Posted Oct 29, 2016 0:12 UTC (Sat) by flussence (guest, #85566) [Link]

How do you propose fixing all the other links that point to kernel trees hosted somewhere other than kernel.org? Or do those just stay broken forever?

Documentation/ references

Posted Oct 31, 2016 13:19 UTC (Mon) by cesarb (subscriber, #6266) [Link] (5 responses)

> (checkout on FAT or NTFS filesystems perhaps >:-] )

Checkout on FAT or NTFS is already not possible, since the kernel has files which differ only on case.

Documentation/ references

Posted Oct 31, 2016 15:39 UTC (Mon) by zdzichu (subscriber, #17118) [Link] (4 responses)

NTFS is case-sensitive, so there isn't a problem.

Documentation/ references

Posted Oct 31, 2016 16:21 UTC (Mon) by Cyberax (✭ supporter ✭, #52523) [Link] (3 responses)

Not true. NTFS is case-preserving but not case-sensitive. You _can_ create files on NTFS that differ only in case, but it will cause a lot of problems (like not being able to delete them using regular tools).

Documentation/ references

Posted Nov 7, 2016 4:10 UTC (Mon) by JanC_ (guest, #34940) [Link] (2 responses)

NTFS is case sensitive.

The NT kernel supports case sensitive file systems.

The Windows subsystems & applications using it have problems with it.

Documentation/ references

Posted Nov 7, 2016 4:44 UTC (Mon) by Cyberax (✭ supporter ✭, #52523) [Link] (1 responses)

NTFS stores case mapping in a metafile called "$UpCase". You are free to ignore it and write files named "Foo" and "FOO" but this will break the Windows API.

Documentation/ references

Posted Nov 7, 2016 12:16 UTC (Mon) by mathstuf (subscriber, #69389) [Link]

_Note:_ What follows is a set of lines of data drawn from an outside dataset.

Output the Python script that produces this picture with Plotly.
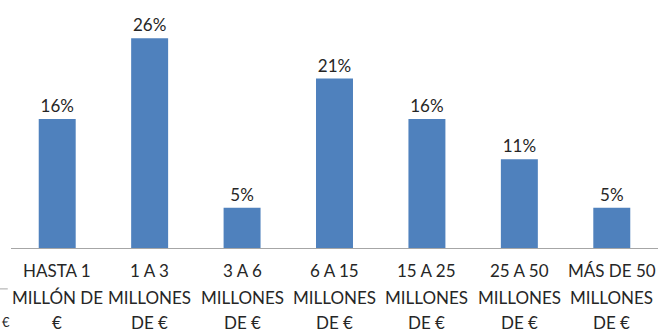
import plotly.graph_objects as go

categories = [
    ["HASTA 1", "MILLÓN DE", "€"],
    ["1 A 3", "MILLONES", "DE €"],
    ["3 A 6", "MILLONES", "DE €"],
    ["6 A 15", "MILLONES", "DE €"],
    ["15 A 25", "MILLONES", "DE €"],
    ["25 A 50", "MILLONES", "DE €"],
    ["MÁS DE 50", "MILLONES", "DE €"],
]
values = [16, 26, 5, 21, 16, 11, 5]
value_labels = [f"{v}%" for v in values]

FONT = "Lato"
TEXT_COLOR = "#262626"
positions = list(range(len(categories)))

fig = go.Figure(
    go.Bar(
        x=positions,
        y=values,
        text=value_labels,
        textposition="outside",
        textfont=dict(family=FONT, size=17, color=TEXT_COLOR),
        cliponaxis=False,
        marker=dict(color="#4F81BD", line=dict(width=0)),
    )
)

fig.update_layout(
    width=658,
    height=332,
    margin=dict(l=11, r=0, t=6, b=84),
    paper_bgcolor="white",
    plot_bgcolor="white",
    bargap=0.6,
    showlegend=False,
    xaxis=dict(
        range=[-0.5, len(categories) - 0.5],
        showline=True,
        linecolor="#A6A6A6",
        linewidth=1,
        ticks="",
        showticklabels=False,
        showgrid=False,
    ),
    yaxis=dict(
        range=[0, 30],
        visible=False,
        showgrid=False,
    ),
)

# three-line category labels under each bar
line_y = [-0.095, -0.2025, -0.306]
for pos, lines in zip(positions, categories):
    for ly, txt in zip(line_y, lines):
        fig.add_annotation(
            text=txt, x=pos, xref="x", y=ly, yref="paper",
            yanchor="middle", showarrow=False,
            font=dict(family=FONT, size=17, color=TEXT_COLOR),
        )

# partial label fragment at the left edge
fig.add_shape(
    type="line", xref="paper", yref="paper",
    x0=-0.02, x1=-0.005, y0=-0.169, y1=-0.169,
    line=dict(color="#A6A6A6", width=1),
)
fig.add_annotation(
    text="€", xref="paper", yref="paper",
    x=-0.017, xanchor="left", y=-0.306, yanchor="middle", showarrow=False,
    font=dict(family=FONT, size=13, color=TEXT_COLOR),
)

fig.write_html("out.html")
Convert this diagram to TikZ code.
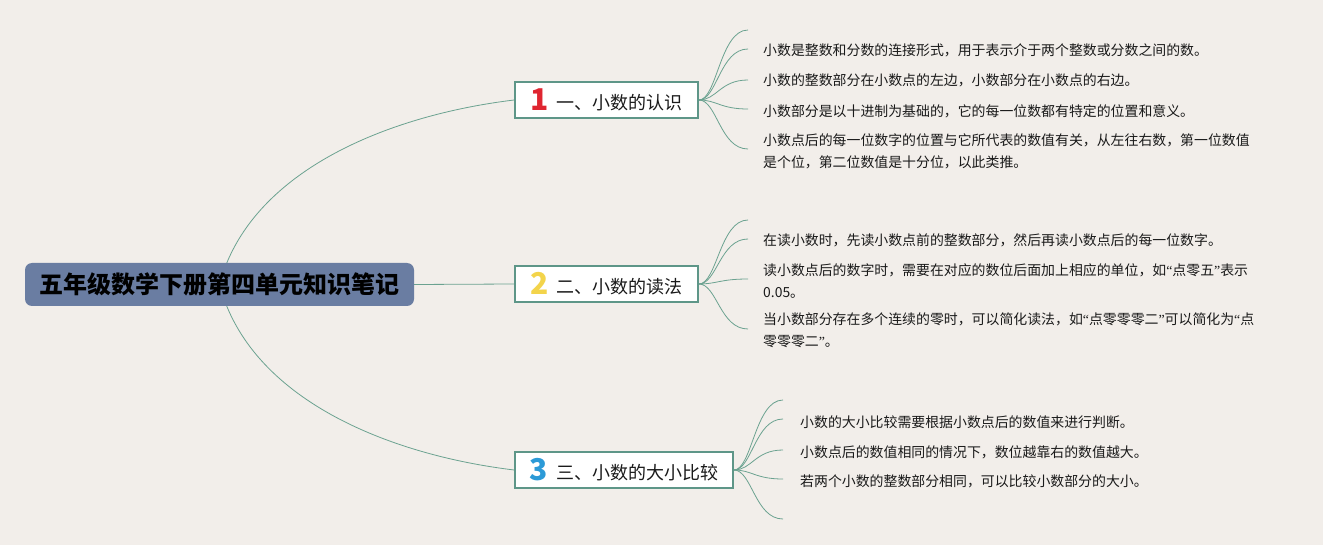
\documentclass[tikz,border=0pt]{standalone}
\usepackage{fontspec}
\newfontfamily\cjk{Noto Sans CJK SC}
\newfontfamily\latq{Liberation Serif}
\usetikzlibrary{calc}
\definecolor{bgc}{HTML}{F2EEEA}
\definecolor{rootc}{HTML}{6A7DA2}
\definecolor{boxline}{HTML}{5E9688}
\definecolor{linec}{HTML}{6BA290}
\definecolor{numred}{HTML}{DF2530}
\definecolor{numyel}{HTML}{F3D44B}
\definecolor{numblue}{HTML}{2C9AD7}
\definecolor{txt}{HTML}{1A1A1A}
\pgfdeclarelayer{bgl}
\pgfdeclarelayer{edges}
\pgfsetlayers{bgl,edges,main}
\newcommand\bignum[2]{\raisebox{-1pt}{\textcolor{#1}{\cjk\bfseries\fontsize{30}{30}\selectfont #2}}\hspace{8pt}}
\newcommand\myLq{{\latq “}}
\newcommand\myRq{{\latq ”}}
\begin{document}
\begin{tikzpicture}[x=1pt,y=-1pt,
  rootbox/.style={fill=rootc, draw=none, rounded corners=7pt, minimum width=389pt, minimum height=43pt, inner sep=0pt,
    font=\cjk\bfseries\fontsize{24}{28}\selectfont, text=black},
  topic/.style={fill=white, draw=boxline, line width=1.8pt, minimum height=36pt, inner sep=0pt,
    font=\cjk\fontsize{18}{22}\selectfont, text=txt},
  leaf/.style={anchor=west, inner sep=0pt, align=left, text=txt,
    font=\cjk\fontsize{13.9}{22}\selectfont},
  conn/.style={draw=linec, line width=0.8pt},
]
\begin{pgfonlayer}{bgl}
\fill[bgc] (0,0) rectangle (1323,545);
\end{pgfonlayer}
\useasboundingbox (0,0) rectangle (1323,545);

% root
\node[rootbox] (root) at (219.5,284.5) {五年级数学下册第四单元知识笔记};

% topics
\node[topic, minimum width=183pt] (b1) at (606.5,100) {\bignum{numred}{1}一、小数的认识};
\node[topic, minimum width=183pt] (b2) at (606.5,284) {\bignum{numyel}{2}二、小数的读法};
\node[topic, minimum width=218pt] (b3) at (624,470) {\bignum{numblue}{3}三、小数的大小比较};

% leaf texts
\node[leaf] (t11) at (763,50) {小数是整数和分数的连接形式，用于表示介于两个整数或分数之间的数。};
\node[leaf] (t12) at (763,80) {小数的整数部分在小数点的左边，小数部分在小数点的右边。};
\node[leaf] (t13) at (763,111) {小数部分是以十进制为基础的，它的每一位数都有特定的位置和意义。};
\node[leaf] (t14) at (763,151) {小数点后的每一位数字的位置与它所代表的数值有关，从左往右数，第一位数值\\是个位，第二位数值是十分位，以此类推。};

\node[leaf] (t21) at (763,240) {在读小数时，先读小数点前的整数部分，然后再读小数点后的每一位数字。};
\node[leaf] (t22) at (763,281.5) {读小数点后的数字时，需要在对应的数位后面加上相应的单位，如\myLq 点零五\myRq 表示\\0.05。};
\node[leaf] (t23) at (763,330.5) {当小数部分存在多个连续的零时，可以简化读法，如\myLq 点零零零二\myRq 可以简化为\myLq 点\\零零零二\myRq 。};

\node[leaf] (t31) at (800,422) {小数的大小比较需要根据小数点后的数值来进行判断。};
\node[leaf] (t32) at (800,452) {小数点后的数值相同的情况下，数位越靠右的数值越大。};
\node[leaf] (t33) at (800,481) {若两个小数的整数部分相同，可以比较小数部分的大小。};

% leaf end points
\coordinate (c10) at (748,30);
\coordinate (c11) at (748,49);
\coordinate (c12) at (748,80);
\coordinate (c13) at (748,109);
\coordinate (c14) at (748,149);
\coordinate (c20) at (748,220);
\coordinate (c21) at (748,239);
\coordinate (c22) at (748,279);
\coordinate (c23) at (748,329);
\coordinate (c30) at (783,400);
\coordinate (c31) at (783,419);
\coordinate (c32) at (783,450);
\coordinate (c33) at (783,479);
\coordinate (c34) at (783,519);

\begin{pgfonlayer}{edges}
% root connectors
\draw[conn] (root.center) .. controls (250,170) and (390,115) .. (b1.west);
\draw[conn] (root.east) -- (b2.west);
\draw[conn] (root.center) .. controls (250,400) and (390,455) .. (b3.west);
% leaf connectors
\foreach \c in {c10,c11,c12,c13,c14}
  \draw[conn] (b1.east) .. controls +(18,0) and +(-28,0) .. (\c);
\foreach \c in {c20,c21,c22,c23}
  \draw[conn] (b2.east) .. controls +(18,0) and +(-28,0) .. (\c);
\foreach \c in {c30,c31,c32,c33,c34}
  \draw[conn] (b3.east) .. controls +(18,0) and +(-28,0) .. (\c);
\end{pgfonlayer}
\end{tikzpicture}
\end{document}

It is fun to use a Samba share from Linux and create files Windows has problems with and explore that way. Creating a file named CON gets mangled in Explorer to some string X. Create a file named X and Explorer cannot delete the CON file until the other disappears (selecting the right file does not work; deletion is by name). Similar shenanigans happen with mixed cases.